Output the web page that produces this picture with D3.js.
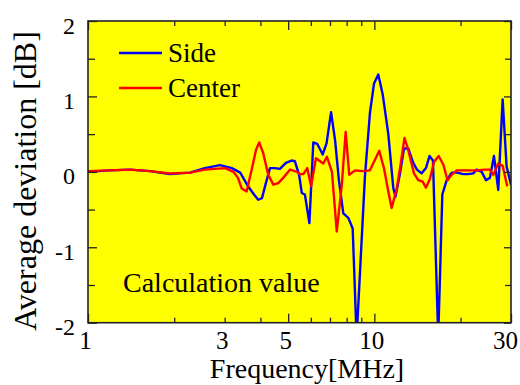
<!DOCTYPE html>
<html>
<head>
<meta charset="utf-8">
<script src="https://cdn.jsdelivr.net/npm/d3@7"></script>
<style>
    body { margin: 0; background: #fff; }
    svg { display: block; font-family: "Liberation Serif", "Times New Roman", serif; }
</style>
</head>
<body>
<svg id="chart" width="520" height="385"></svg>
<script>

// frequencies [MHz] and average deviation [dB]
var sideFreq = [1.00, 1.19, 1.40, 1.65, 1.93, 2.27, 2.56, 2.89, 3.18, 3.40, 3.62, 3.80, 3.93, 4.05, 4.18,
    4.32, 4.50, 4.68, 4.91, 5.14, 5.28, 5.46, 5.58, 5.72, 5.93, 6.12, 6.32, 6.60, 6.81, 7.06, 7.29,
    7.52, 7.79, 8.11, 8.40, 8.67, 9.27, 9.65, 9.97, 10.32, 10.69, 11.18, 11.64, 11.85, 12.29, 12.69,
    13.13, 13.67, 14.08, 14.63, 15.14, 15.58, 16.02, 16.71, 17.27, 17.89, 18.62, 19.43, 20.43, 21.23,
    22.14, 22.76, 23.70, 24.53, 25.32, 26.16, 27.08, 28.05, 28.96, 30.0];
var sideValues = [0.00, 0.02, 0.03, 0.01, -0.03, -0.01, 0.05, 0.09, 0.05, -0.01, -0.19, -0.30, -0.37, -0.35, -0.15,
    0.05, 0.05, 0.04, 0.12, 0.15, 0.14, -0.04, -0.28, -0.30, -0.68, 0.39, 0.37, 0.23, 0.38, 0.79, 0.42,
    -0.11, -0.55, -0.61, -0.75, -2.2, -0.06, 0.78, 1.17, 1.29, 1.03, 0.51, -0.21, -0.33, -0.02, 0.31,
    0.31, 0.12, 0.03, -0.02, 0.05, 0.21, 0.15, -2.2, -0.30, -0.11, -0.01, -0.01, -0.03, -0.03,
    -0.02, 0.03, 0.00, -0.11, -0.08, 0.21, -0.24, 0.96, 0.07, -0.17];

var centerFreq = [1.00, 1.19, 1.40, 1.65, 1.93, 2.27, 2.56, 3.01, 3.22, 3.34, 3.44, 3.58, 3.73, 3.86, 3.96,
    4.09, 4.26, 4.44, 4.62, 4.83, 5.08, 5.36, 5.50, 5.65, 5.83, 6.01, 6.25, 6.63, 6.83, 7.11, 7.39,
    7.69, 7.94, 8.17, 8.56, 9.14, 9.65, 10.05, 10.40, 10.80, 11.16, 11.49, 11.97, 12.34, 12.74, 13.13,
    13.75, 14.23, 14.75, 15.14, 15.64, 16.15, 16.77, 17.43, 18.00, 18.62, 19.39, 20.89, 22.76, 24.33,
    25.32, 26.02, 27.08, 28.05, 29.11];
var centerValues = [0.01, 0.02, 0.03, 0.01, -0.02, -0.01, 0.03, 0.05, 0.00, -0.08, -0.22, -0.26, 0.03, 0.29, 0.39,
    0.25, -0.04, -0.17, -0.15, -0.07, 0.03, 0.00, -0.03, -0.03, 0.05, -0.19, 0.18, 0.11, 0.20, 0.00, -0.79,
    -0.19, 0.53, -0.04, 0.02, 0.01, 0.02, 0.16, 0.28, 0.05, -0.24, -0.48, -0.22, 0.09, 0.45, 0.29,
    -0.02, -0.11, -0.13, -0.21, -0.09, 0.13, 0.21, 0.09, -0.11, -0.04, 0.02, 0.02, 0.02, 0.03,
    0.03, -0.04, 0.11, 0.08, -0.19];

var xLabelTicks = [1, 3, 5, 10, 30];
var xLongTicks = [1, 5, 10, 30];
var xShortTicks = [2, 3, 4, 6, 7, 8, 9, 20];
var yLabelTicks = [-2, -1, 0, 1, 2];
var yHalfTicks = [-1.5, -0.5, 0.5, 1.5];

var seriesNames = ['Side', 'Center'];


var svg = d3.select('#chart');

var plot = {left: 88, right: 511, top: 21, bottom: 322.7};

var x = d3.scaleLog().domain([1, 30]).range([plot.left, plot.right]);
var y = d3.scaleLinear().domain([-2, 2]).range([plot.bottom, plot.top]);

// plain hyphen for negatives, like the original
function plainLabel(d) { return String(d); }

// plot area
svg.append('rect')
    .attr('x', plot.left)
    .attr('y', plot.top)
    .attr('width', plot.right - plot.left)
    .attr('height', plot.bottom - plot.top)
    .attr('fill', '#ffff00');

svg.append('clipPath')
    .attr('id', 'plotClip')
    .append('rect')
    .attr('x', plot.left)
    .attr('y', plot.top)
    .attr('width', plot.right - plot.left)
    .attr('height', plot.bottom - plot.top);

var line = d3.line()
    .x(function (d) { return x(d[0]); })
    .y(function (d) { return y(d[1]); });

var centerData = centerFreq.map(function (f, i) { return [f, centerValues[i]]; });
var sideData = sideFreq.map(function (f, i) { return [f, sideValues[i]]; });

var lines = svg.append('g').attr('clip-path', 'url(#plotClip)');

lines.append('path')
    .datum(sideData)
    .attr('d', line)
    .attr('fill', 'none')
    .attr('stroke', '#0000ff')
    .attr('stroke-width', 2.4)
    .attr('stroke-linejoin', 'round');

lines.append('path')
    .datum(centerData)
    .attr('d', line)
    .attr('fill', 'none')
    .attr('stroke', '#ff0000')
    .attr('stroke-width', 2.4)
    .attr('stroke-linejoin', 'round');

// inside ticks on all four sides
function tickAxis(axis, values, size, tx, ty) {
    var g = svg.append('g')
        .attr('transform', 'translate(' + tx + ',' + ty + ')')
        .call(axis.tickValues(values).tickSize(-size).tickFormat(''));
    g.select('.domain').remove();
    g.selectAll('line').attr('stroke', '#222').attr('stroke-width', 1.3);
}

tickAxis(d3.axisBottom(x), xLongTicks, 9, 0, plot.bottom);
tickAxis(d3.axisBottom(x), xShortTicks, 5, 0, plot.bottom);
tickAxis(d3.axisTop(x), xLongTicks, 9, 0, plot.top);
tickAxis(d3.axisTop(x), xShortTicks, 5, 0, plot.top);
tickAxis(d3.axisLeft(y), yLabelTicks, 9, plot.left, 0);
tickAxis(d3.axisLeft(y), yHalfTicks, 7, plot.left, 0);
tickAxis(d3.axisRight(y), yLabelTicks, 7, plot.right, 0);
tickAxis(d3.axisRight(y), yHalfTicks, 6, plot.right, 0);

// frame
svg.append('rect')
    .attr('x', plot.left)
    .attr('y', plot.top)
    .attr('width', plot.right - plot.left)
    .attr('height', plot.bottom - plot.top)
    .attr('fill', 'none')
    .attr('stroke', '#222')
    .attr('stroke-width', 1.6);

// tick labels
var xLabels = svg.append('g')
    .attr('transform', 'translate(0,' + plot.bottom + ')')
    .call(d3.axisBottom(x).tickValues(xLabelTicks).tickSize(0).tickPadding(9).tickFormat(plainLabel));
xLabels.select('.domain').remove();
xLabels.attr('font-family', null).attr('font-size', 25);
xLabels.selectAll('text')
    .attr('fill', '#000')
    .attr('dx', function (d) { return d === 30 ? -6 : -3; });

var yLabels = svg.append('g')
    .attr('transform', 'translate(' + plot.left + ',0)')
    .call(d3.axisLeft(y).tickValues(yLabelTicks).tickSize(0).tickPadding(13).tickFormat(plainLabel));
yLabels.select('.domain').remove();
yLabels.attr('font-family', null).attr('font-size', 24);
yLabels.selectAll('text')
    .attr('fill', '#000')
    .attr('dy', '0.5em');

// axis titles
svg.append('text')
    .attr('x', 307)
    .attr('y', 378)
    .attr('text-anchor', 'middle')
    .attr('font-size', 28)
    .text('Frequency[MHz]');

svg.append('text')
    .attr('transform', 'translate(36,181) rotate(-90)')
    .attr('text-anchor', 'middle')
    .attr('font-size', 32)
    .text('Average deviation [dB]');

// legend
var legend = svg.append('g');
[['#0000ff', 53], ['#ff0000', 88]].forEach(function (s, i) {
    legend.append('line')
        .attr('x1', 119).attr('x2', 162)
        .attr('y1', s[1]).attr('y2', s[1])
        .attr('stroke', s[0])
        .attr('stroke-width', 2.4);
    legend.append('text')
        .attr('x', 168)
        .attr('y', s[1] + 9)
        .attr('font-size', 27)
        .text(seriesNames[i]);
});

svg.append('text')
    .attr('x', 123)
    .attr('y', 292)
    .attr('font-size', 28)
    .text('Calculation value');

</script>
</body>
</html>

────────────────────────────────────────

*Written request*: Count how many lines of the data include the word "picture". Your reply should be that number alone.

*Completed exercise*: 1